金融政策については、米国日曜の長寿報道番組CBS「60minutes」にパウエル議長が生出演。「ワクチンの開発なくしては経済悪化は長期化する。FRBも色々な策を講じる。」と発言。金市場はFRB追加緩和の可能性の方を重視しています。とは言え残る金融政策として、まずマイナス金利導入が考えられますが、これはFRBが否定しています。日欧で導入したが成果上がらずとの判断です。残るはイールドカーブコントロール(これは話が専門的になるから割愛)。そして量的緩和。これは既に「無期限でやる」意図を表明していますが、更に踏み込んで「月1000億ドル」とか量と期限を具体的に明示(フォワードガイダンス)する方法が考えられます。

そして米中半導体戦争。トランプ大統領はファーウェイへの半導体供給禁止を強化。台湾の半導体最大手TSMCを促し、米国内に半導体工場を設立することで、米国の半導体国内供給体制を敷く計画です。5月22日に全人代を控える中国は猛反発。中国国内の米国企業アップルなどを「不適切企業リスト」に載せ、規制強化の動きを示唆しています。

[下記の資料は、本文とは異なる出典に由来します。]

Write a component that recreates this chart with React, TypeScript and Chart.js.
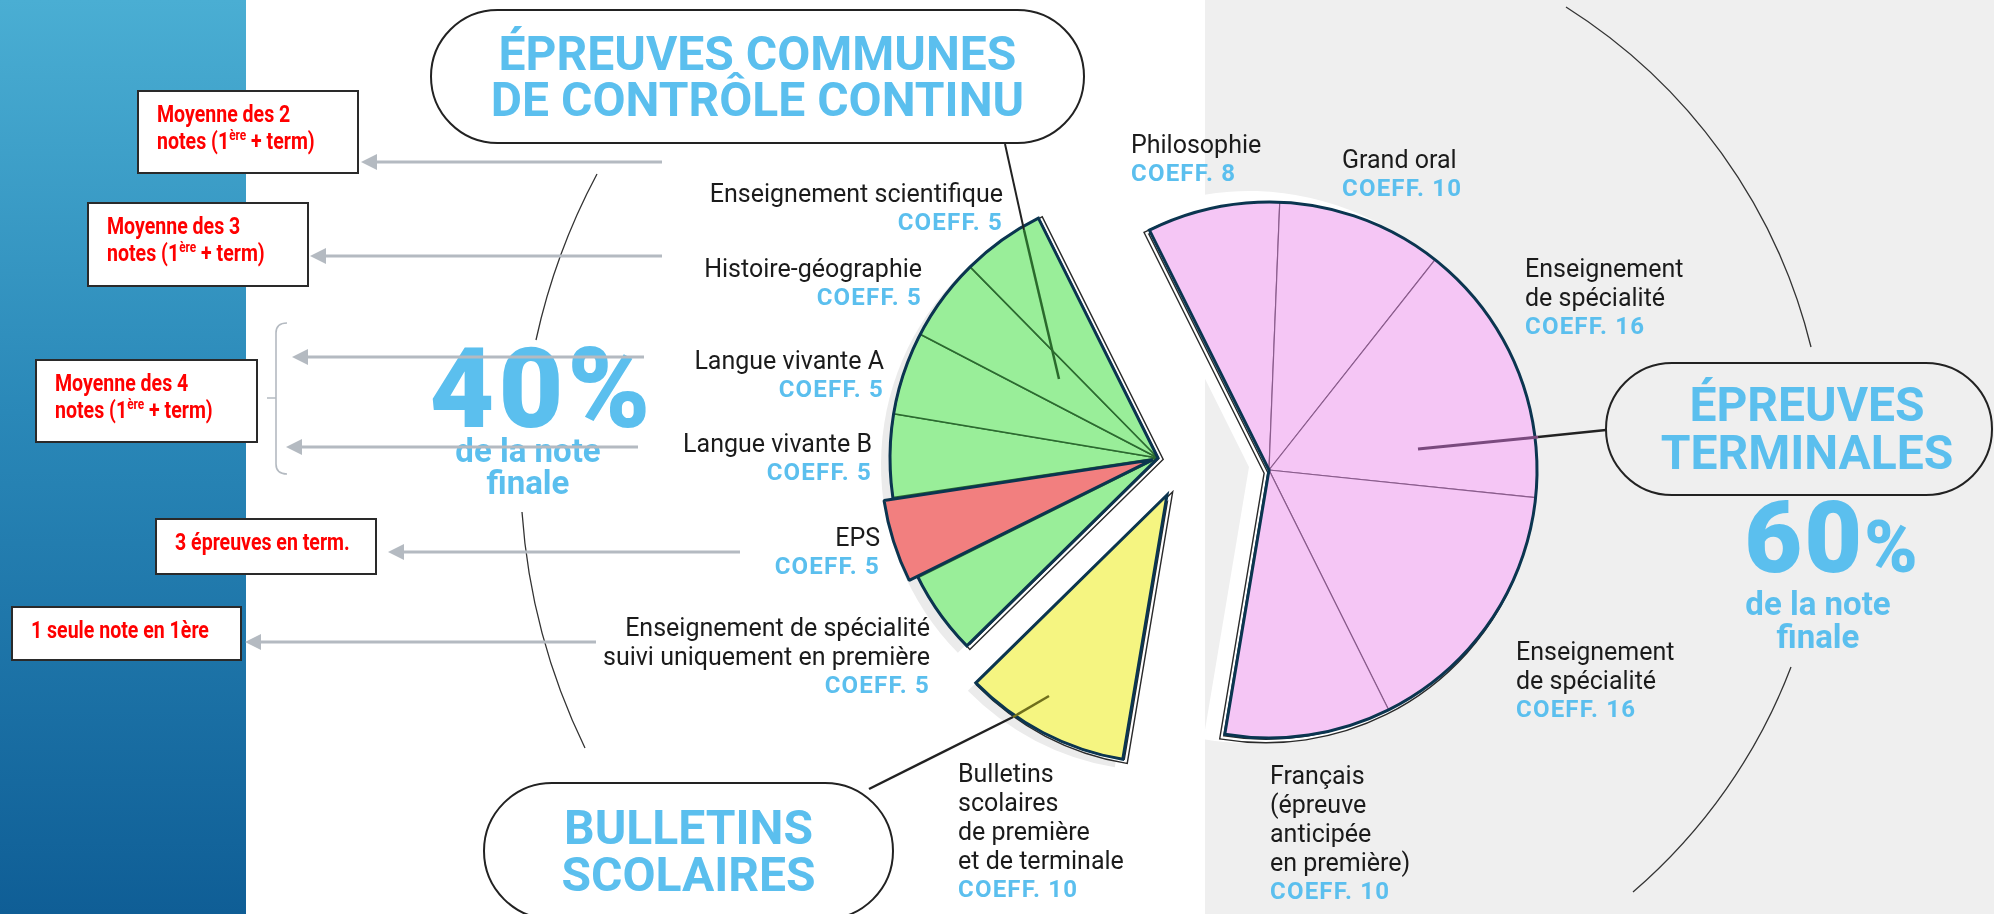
import React, { useEffect, useRef } from 'react';
import { Chart, registerables } from 'chart.js';

Chart.register(...registerables);

// ---------- DATA ----------
const subjects = [
  'Philosophie',
  'Grand oral',
  'Enseignement\nde spécialité',
  'Enseignement\nde spécialité',
  'Français\n(épreuve\nanticipée\nen première)',
  'Bulletins\nscolaires\nde première\net de terminale',
  'Enseignement de spécialité\nsuivi uniquement en première',
  'EPS',
  'Langue vivante B',
  'Langue vivante A',
  'Histoire-géographie',
  'Enseignement scientifique',
];
const coefficients = [8, 10, 16, 16, 10, 10, 5, 5, 5, 5, 5, 5];
const sliceGroups = ['T', 'T', 'T', 'T', 'T', 'B', 'C', 'C', 'C', 'C', 'C', 'C'];
const groupTitles = ['ÉPREUVES COMMUNES\nDE CONTRÔLE CONTINU', 'ÉPREUVES\nTERMINALES', 'BULLETINS\nSCOLAIRES'];
const shareValues = ['40', '60'];
const shareSubtitle = 'de la note\nfinale';
const noteBoxTexts = [
  ['Moyenne des 2', 'notes (1', 'ère', ' + term)'],
  ['Moyenne des 3', 'notes (1', 'ère', ' + term)'],
  ['Moyenne des 4', 'notes (1', 'ère', ' + term)'],
  ['3 épreuves en term.'],
  ['1 seule note en 1ère'],
];

// ---------- STYLES ----------
const sliceColors = ['#f5c6f5', '#f5c6f5', '#f5c6f5', '#f5c6f5', '#f5c6f5', '#f5f581',
  '#99ee99', '#f27f7f', '#99ee99', '#99ee99', '#99ee99', '#99ee99'];
const dividerColors = ['#8a5c8c', '#8a5c8c', '#8a5c8c', '#8a5c8c', '#8a5c8c', '#8f8f2c',
  '#2c6a30', '#0b3550', '#2c6a30', '#2c6a30', '#2c6a30', '#2c6a30'];
const dividerWidths = [1.2, 1.2, 1.2, 1.2, 1.2, 1.5, 1.6, 3, 1.6, 1.6, 1.6, 1.6];
const sliceOffsets = [0, 0, 0, 0, 0, 0, 0, 22, 0, 0, 0, 0];

const groupStyle: Record<string, any> = {
  T: { dx: 89, dy: 4, shadow: '#ffffff', sdx: -20, sdy: -3, sr: 8, cdx: -3, cdy: 3 },
  B: { dx: -13, dy: 29, shadow: '#ebebeb', sdx: -8, sdy: 8, sr: 0, cdx: 3, cdy: 2 },
  C: { dx: -22, dy: -8, shadow: '#ebebeb', sdx: -9, sdy: 7, sr: 0, cdx: 3, cdy: 1 },
};

const labelSpots = [
  { x: 1131, y: 144, align: 'left' },
  { x: 1342, y: 159, align: 'left' },
  { x: 1525, y: 268, align: 'left' },
  { x: 1516, y: 651, align: 'left' },
  { x: 1270, y: 775, align: 'left' },
  { x: 958, y: 773, align: 'left' },
  { x: 930, y: 627, align: 'right' },
  { x: 880, y: 537, align: 'right' },
  { x: 872, y: 443, align: 'right' },
  { x: 884, y: 360, align: 'right' },
  { x: 922, y: 268, align: 'right' },
  { x: 1003, y: 193, align: 'right' },
];

const pillSpots = [
  { left: 430, top: 9, w: 655, h: 135, bg: '#ffffff', lh: 46, padL: 0 },
  { left: 1605, top: 362, w: 388, h: 134, bg: '#efefef', lh: 48, padL: 16 },
  { left: 483, top: 782, w: 411, h: 138, bg: '#ffffff', lh: 47, padL: 0 },
];

const boxSpots = [
  { left: 137, top: 90, w: 222, h: 84 },
  { left: 87, top: 202, w: 222, h: 85 },
  { left: 35, top: 359, w: 223, h: 84 },
  { left: 155, top: 518, w: 222, h: 57 },
  { left: 11, top: 606, w: 231, h: 55 },
];

const arrowSpots = [
  { y: 162, x1: 662, x2: 361 },
  { y: 256, x1: 662, x2: 310 },
  { y: 357, x1: 644, x2: 292 },
  { y: 447, x1: 638, x2: 286 },
  { y: 552, x1: 740, x2: 388 },
  { y: 642, x1: 596, x2: 245 },
];

const BLUE = '#5bbfee';
const INK = '#1b1b1b';

// ---------- PLUGIN: draw slices grouped & exploded ----------
const explodedPie = {
  id: 'explodedPie',
  beforeDatasetsDraw(chart: any) {
    const ctx = chart.ctx as CanvasRenderingContext2D;
    const arcs = chart.getDatasetMeta(0).data as any[];
    const spans = ['T', 'B', 'C'].map((k) => {
      const idx = sliceGroups.map((g, i) => (g === k ? i : -1)).filter((i) => i >= 0);
      const first = arcs[idx[0]];
      const last = arcs[idx[idx.length - 1]];
      return { k, idx, x: first.x, y: first.y, r: first.outerRadius, a0: first.startAngle, a1: last.endAngle };
    });
    const path = (s: any, dx: number, dy: number, extra: number) => {
      ctx.beginPath();
      ctx.moveTo(s.x + dx, s.y + dy);
      ctx.arc(s.x + dx, s.y + dy, s.r + extra, s.a0, s.a1);
      ctx.closePath();
    };
    spans.forEach((s) => {
      const st = groupStyle[s.k];
      ctx.save();
      ctx.fillStyle = st.shadow;
      path(s, st.dx + st.sdx, st.dy + st.sdy, st.sr);
      ctx.fill();
      ctx.restore();
    });
    spans.forEach((s) => {
      const st = groupStyle[s.k];
      ctx.save();
      ctx.lineJoin = 'miter';
      path(s, st.dx + st.cdx, st.dy + st.cdy, 0);
      ctx.strokeStyle = '#2a2a2a';
      ctx.lineWidth = 5;
      ctx.stroke();
      ctx.strokeStyle = '#ffffff';
      ctx.lineWidth = 2.2;
      ctx.stroke();
      ctx.restore();
    });
    spans.forEach((s) => {
      const st = groupStyle[s.k];
      ctx.save();
      ctx.translate(st.dx, st.dy);
      s.idx.forEach((i) => { if (!sliceOffsets[i]) arcs[i].draw(ctx); });
      ctx.restore();
    });
    spans.forEach((s) => {
      const st = groupStyle[s.k];
      ctx.save();
      ctx.lineJoin = 'miter';
      path(s, st.dx, st.dy, 0);
      ctx.strokeStyle = '#0b3550';
      ctx.lineWidth = 3;
      ctx.stroke();
      ctx.restore();
    });
    spans.forEach((s) => {
      const st = groupStyle[s.k];
      ctx.save();
      ctx.translate(st.dx, st.dy);
      s.idx.forEach((i) => { if (sliceOffsets[i]) arcs[i].draw(ctx); });
      ctx.restore();
    });
    return false;
  },
};

function MultiLine({ text }: { text: string }) {
  return <>{text.split('\n').map((t, i) => <div key={i}>{t}</div>)}</>;
}

export default function App() {
  const canvasRef = useRef<HTMLCanvasElement>(null);

  useEffect(() => {
    const chart = new Chart(canvasRef.current as HTMLCanvasElement, {
      type: 'pie',
      data: {
        labels: subjects,
        datasets: [{
          data: coefficients,
          backgroundColor: sliceColors,
          borderColor: dividerColors,
          borderWidth: dividerWidths,
          offset: sliceOffsets,
          rotation: -26.5,
          radius: 268,
        } as any],
      },
      options: {
        animation: false,
        responsive: false,
        devicePixelRatio: 1,
        events: [],
        layout: { padding: { left: 366, top: 18, right: 0, bottom: 0 } },
        plugins: { legend: { display: false }, tooltip: { enabled: false } },
      } as any,
      plugins: [explodedPie as any],
    });
    return () => chart.destroy();
  }, []);

  const labelFont = 'Roboto, "Open Sans", sans-serif';

  return (
    <div style={{ position: 'absolute', left: 0, top: 0, width: 1994, height: 914, overflow: 'hidden', background: '#ffffff', fontFamily: labelFont }}>
      <div style={{ position: 'absolute', left: 0, top: 0, width: 246, height: 914, background: 'linear-gradient(180deg, #4aaed3 0%, #2a88b8 45%, #0f5e96 100%)' }} />
      <div style={{ position: 'absolute', left: 1205, top: 0, width: 789, height: 914, background: '#efefef' }} />

      <canvas ref={canvasRef} width={1994} height={914} style={{ position: 'absolute', left: 0, top: 0, width: 1994, height: 914 }} />

      <svg width={1994} height={914} style={{ position: 'absolute', left: 0, top: 0 }}>
        <g fill="none" stroke="#333" strokeWidth={1.3}>
          <path d="M 597 174 A 642 642 0 0 0 536 340" />
          <path d="M 522 512 A 642 642 0 0 0 585 748" />
          <path d="M 1566 7 A 560 560 0 0 1 1811 347" />
          <path d="M 1791 667 A 560 560 0 0 1 1633 892" />
        </g>
        <g fill="none" strokeLinecap="butt">
          <line x1={1005} y1={144} x2={1024} y2={230} stroke="#222" strokeWidth={2} />
          <line x1={1024} y1={230} x2={1059} y2={379} stroke="#2a6a2c" strokeWidth={2.5} />
          <line x1={1606} y1={430} x2={1538} y2={437} stroke="#222" strokeWidth={2.5} />
          <line x1={1538} y1={437} x2={1418} y2={449} stroke="#7a4a7e" strokeWidth={3} />
          <line x1={869} y1={789} x2={1013} y2={717} stroke="#222" strokeWidth={2.5} />
          <line x1={1013} y1={717} x2={1049} y2={696} stroke="#6f6f1c" strokeWidth={2.5} />
        </g>
      </svg>

      {pillSpots.map((p, i) => (
        <div key={'pill' + i} style={{
          position: 'absolute', left: p.left, top: p.top, width: p.w, height: p.h, boxSizing: 'border-box',
          border: '2.5px solid #222', borderRadius: 70, background: p.bg,
          display: 'flex', flexDirection: 'column', alignItems: 'center', justifyContent: 'center',
          paddingLeft: p.padL, color: BLUE, fontWeight: 700, fontSize: 48, lineHeight: p.lh + 'px',
          textAlign: 'center', whiteSpace: 'pre', fontFamily: labelFont,
        }}>
          <MultiLine text={groupTitles[i]} />
        </div>
      ))}

      {subjects.map((name, i) => {
        const s = labelSpots[i];
        const pos: any = s.align === 'left' ? { left: s.x } : { right: 1994 - s.x };
        return (
          <div key={'lab' + i} style={{
            position: 'absolute', top: s.y - 14.5, ...pos, textAlign: s.align as any,
            fontSize: 25, lineHeight: '29px', color: INK, whiteSpace: 'pre', fontFamily: labelFont,
          }}>
            <MultiLine text={name} />
            <div style={{ color: BLUE, fontWeight: 700, fontSize: 24, letterSpacing: '1.2px' }}>{'COEFF. ' + coefficients[i]}</div>
          </div>
        );
      })}

      <div style={{ position: 'absolute', left: 422, top: 334, width: 240, textAlign: 'center', color: BLUE, fontWeight: 900, fontSize: 112, lineHeight: '110px', letterSpacing: '4px', whiteSpace: 'pre' }}>
        {shareValues[0] + '%'}
      </div>
      <div style={{ position: 'absolute', left: 428, top: 435, width: 200, textAlign: 'center', color: BLUE, fontWeight: 700, fontSize: 33, lineHeight: '32px', whiteSpace: 'pre' }}>
        <MultiLine text={shareSubtitle} />
      </div>
      <div style={{ position: 'absolute', left: 1712, top: 488, width: 240, textAlign: 'center', color: BLUE, fontWeight: 900, fontSize: 100, lineHeight: '100px', letterSpacing: '2px', whiteSpace: 'pre' }}>
        {shareValues[1]}<span style={{ fontSize: 72 }}>%</span>
      </div>
      <div style={{ position: 'absolute', left: 1718, top: 587, width: 200, textAlign: 'center', color: BLUE, fontWeight: 700, fontSize: 33, lineHeight: '33px', whiteSpace: 'pre' }}>
        <MultiLine text={shareSubtitle} />
      </div>

      <svg width={1994} height={914} style={{ position: 'absolute', left: 0, top: 0 }}>
        {arrowSpots.map((a, i) => (
          <g key={'ar' + i}>
            <line x1={a.x1} y1={a.y} x2={a.x2 + 14} y2={a.y} stroke="#b4bac1" strokeWidth={3} />
            <polygon points={`${a.x2},${a.y} ${a.x2 + 16},${a.y - 8} ${a.x2 + 16},${a.y + 8}`} fill="#b4bac1" />
          </g>
        ))}
        <path d="M 287 323 Q 276 323 276 333 L 276 464 Q 276 474 287 474 M 276 398 L 267 398" fill="none" stroke="#b4bac1" strokeWidth={1.6} />
      </svg>

      {boxSpots.map((b, i) => {
        const t = noteBoxTexts[i];
        return (
          <div key={'box' + i} style={{
            position: 'absolute', left: b.left, top: b.top, width: b.w, height: b.h, boxSizing: 'border-box',
            border: '2px solid #2a2a2a', background: '#ffffff', paddingTop: 9, paddingLeft: 18,
          }}>
            <div style={{
              color: '#ff0000', fontWeight: 700, fontSize: 23, lineHeight: '27px',
              fontFamily: labelFont, whiteSpace: 'pre', transform: 'scaleX(0.85)', transformOrigin: 'left top',
            }}>
              <div>{t[0]}</div>
              {t.length > 1 && (
                <div>{t[1]}<sup style={{ fontSize: 14, lineHeight: 0 }}>{t[2]}</sup>{t[3]}</div>
              )}
            </div>
          </div>
        );
      })}
    </div>
  );
}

かくして金を買う材料は数多あるけれど、一方で金を売る材料は少ない。ドルインデックスが100の大台に乗っていて、世界的にはドル高基調ということぐらい。日本では円高と言われますが、NYで安全通貨はやはり米ドルとの意識が強いのです。

恐怖指数と言われるVIXは31。
一時より低下していますが30超は依然危機水準です。

ドル円の動きは狭いレンジに終始しているので、円建て金価格の変動も国際金価格を素直に映す地合いです。
私のアドレナリンも全開になってきました(笑)。
1700以上は金バブルですが、米大統領選挙までは続くバブルとの認識は変わらず。